To accommodate this projected growth, the Transportation Master Plan recommends the expansion of the municipal road network. This includes intersection improvements at seven locations along Hwy. 16, the construction of a connector between Eleventh Street and Benson Avenue, and a new bridge over Buck Creek at Fourteenth Street.
In addition, the plan recommends that Benson Avenue be extended to Eleventh Street as a municipal roadway to improve north-south connections, and that both Goold Road and Lund Road be extended to complete the east-west linkages and to provide network redundancy.
With the provision of only a single vehicle crossing of Buck Creek, the plan states that there is no built-in road network redundancy should there be an incident that blocks Hwy. 16 at Buck Creek. In addition, CN’s three at-grade railway crossings immediately adjacent to Hwy. 16 contribute to vehicle congestion during peak times when there is train activity.

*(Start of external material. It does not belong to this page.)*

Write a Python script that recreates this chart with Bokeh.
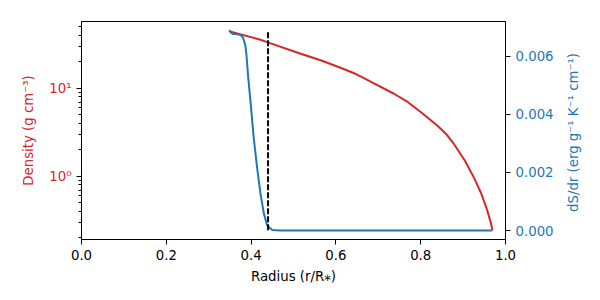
import math
from bokeh.plotting import figure
from bokeh.layouts import row
from bokeh.models import (LinearAxis, Range1d, FixedTicker, NumeralTickFormatter,
                          LinearScale)
from bokeh.core.properties import value
from bokeh.embed import file_html
from bokeh.resources import INLINE

# ---- data ----
radius_rho = [0.348, 0.422, 0.438, 0.517, 0.564, 0.611, 0.643, 0.674, 0.737,
              0.770, 0.800, 0.839, 0.860, 0.878, 0.904, 0.925, 0.943, 0.957,
              0.966, 0.969]
density = [44.8, 35.8, 33.6, 24.8, 20.9, 17.2, 14.9, 12.5, 8.71,
           6.98, 5.40, 3.80, 3.04, 2.35, 1.52, 0.982, 0.636, 0.411,
           0.290, 0.245]

radius_ds = [0.348, 0.356, 0.368, 0.376, 0.381, 0.386, 0.389, 0.393, 0.399,
             0.406, 0.414, 0.422, 0.430, 0.438, 0.450, 0.469, 0.700, 0.969]
dsdr = [0.00690, 0.00678, 0.00676, 0.00673, 0.00664, 0.00641, 0.00607, 0.00530,
        0.00438, 0.00322, 0.00218, 0.00128, 0.00059, 0.00017, 0.00002, 0.0,
        0.0, 0.0]

conv_boundary = 0.44

x_ticks = [0.0, 0.2, 0.4, 0.6, 0.8, 1.0]
rho_major = [1, 10]
rho_minor = [0.2, 0.3, 0.4, 0.5, 0.6, 0.7, 0.8, 0.9,
             2, 3, 4, 5, 6, 7, 8, 9, 20, 30, 40, 50]
rho_labels = {1: "10\u2070", 10: "10\u00b9"}
ds_ticks = [0.0, 0.002, 0.004, 0.006]
ds_title = "dS/dr (erg g\u207b\u00b9 K\u207b\u00b9 cm\u207b\u00b9)"

RED = "#d62728"
BLUE = "#1f77b4"
FS = "13.3px"
FONT = "DejaVu Sans"

p = figure(frame_width=424, frame_height=218,
           x_range=Range1d(0, 1), y_range=Range1d(0.192, 57.7),
           y_axis_type="log", output_backend="svg", toolbar_location=None,
           min_border_left=81, min_border_right=56, min_border_top=21,
           min_border_bottom=53)
p.extra_y_ranges = {"ds": Range1d(-0.00031, 0.0072)}
p.extra_y_scales = {"ds": LinearScale()}
p.grid.visible = False
p.outline_line_color = "black"
p.outline_line_alpha = 1
p.outline_line_width = 1
p.background_fill_color = "white"
p.border_fill_color = "white"

# density curve
p.line(radius_rho, density, line_color=RED, line_width=2)
# dS/dr curve
p.line(radius_ds, dsdr, line_color=BLUE, line_width=2, y_range_name="ds")
# boundary
p.segment(x0=[conv_boundary], y0=[min(density)], x1=[conv_boundary],
          y1=[max(density)], line_color="black", line_width=2,
          line_dash=value("6 2"))

def style(ax, color):
    ax.axis_line_color = "black"
    ax.major_tick_line_color = "black"
    ax.minor_tick_line_color = "black"
    ax.major_tick_in = 0
    ax.major_tick_out = 5
    ax.minor_tick_in = 0
    ax.minor_tick_out = 3
    ax.major_label_text_font = FONT
    ax.major_label_text_font_size = FS
    ax.major_label_text_color = color
    ax.axis_label_text_font = FONT
    ax.axis_label_text_font_size = FS
    ax.axis_label_text_font_style = "normal"
    ax.axis_label_text_color = color
    ax.major_label_standoff = 5

# x axis
xa = p.xaxis[0]
style(xa, "black")
xa.ticker = FixedTicker(ticks=x_ticks)
xa.formatter = NumeralTickFormatter(format="0.0")
xa.minor_tick_line_color = None
xa.axis_label = "Radius (r/R\u204e)"
xa.axis_label_standoff = 6

# left log axis
ya = p.yaxis[0]
style(ya, RED)
ya.ticker = FixedTicker(ticks=rho_major, minor_ticks=rho_minor)
ya.major_label_overrides = rho_labels
ya.axis_label = "Density (g cm\u207b\u00b3)"
ya.axis_label_standoff = 10

# right axis
ra = LinearAxis(y_range_name="ds")
style(ra, BLUE)
ra.ticker = FixedTicker(ticks=ds_ticks)
ra.formatter = NumeralTickFormatter(format="0.000")
ra.minor_tick_line_color = None
p.add_layout(ra, "right")

# narrow strip holding the right axis title, reading bottom-to-top
t = figure(frame_width=24, frame_height=292, x_range=Range1d(0, 1),
           y_range=Range1d(0, 292), output_backend="svg",
           toolbar_location=None, x_axis_location=None, y_axis_location=None,
           min_border=0)
t.min_border_left = 0
t.min_border_right = 0
t.min_border_top = 0
t.min_border_bottom = 0
t.grid.visible = False
t.outline_line_color = None
t.background_fill_color = "white"
t.border_fill_color = "white"
t.text(x=[0.5], y=[181], text=[ds_title], angle=math.pi / 2,
       text_align="center", text_baseline="middle",
       text_font=value(FONT), text_font_size=value(FS), text_color=BLUE)

layout = row(p, t, spacing=0)
open("out.html", "w").write(file_html(layout, INLINE))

The plan recommends expanding the local pedestrian and bike networks, and initiating a feasibility study with BC Transit to assess the viability of implementing public transit in Houston. In addition, the plan recommends expanding the VIA train station so that it becomes a multi-modal transportation centre, where passenger rail, intercity bus, future public transit and taxi are all interconnected.
While the recommendations were accepted by council, there is no timeline to implement these upgrades as of yet, according to Gerald Pinchbeck, Houston’s Chief Administrative Officer.
“These recommendations would need to be considered during the financial planning process prior to proceeding,” he told Houston Today.
Financing for these projects would result from grants and other sources of funding available to local governments, he added.
The District of Houston retained Creative Transportation Solutions Ltd. in 2014 to assist municipal staff in the development of this plan, which conducted a technical assessment of the existing transportation network, examined the future transportation needs of the community and developed a recommended plan for the municipal road network.
According to the district, public consultation was a critical component of developing the updated plan. The first public meeting was held on June 25, 2014 with approximately 50 people in attendance.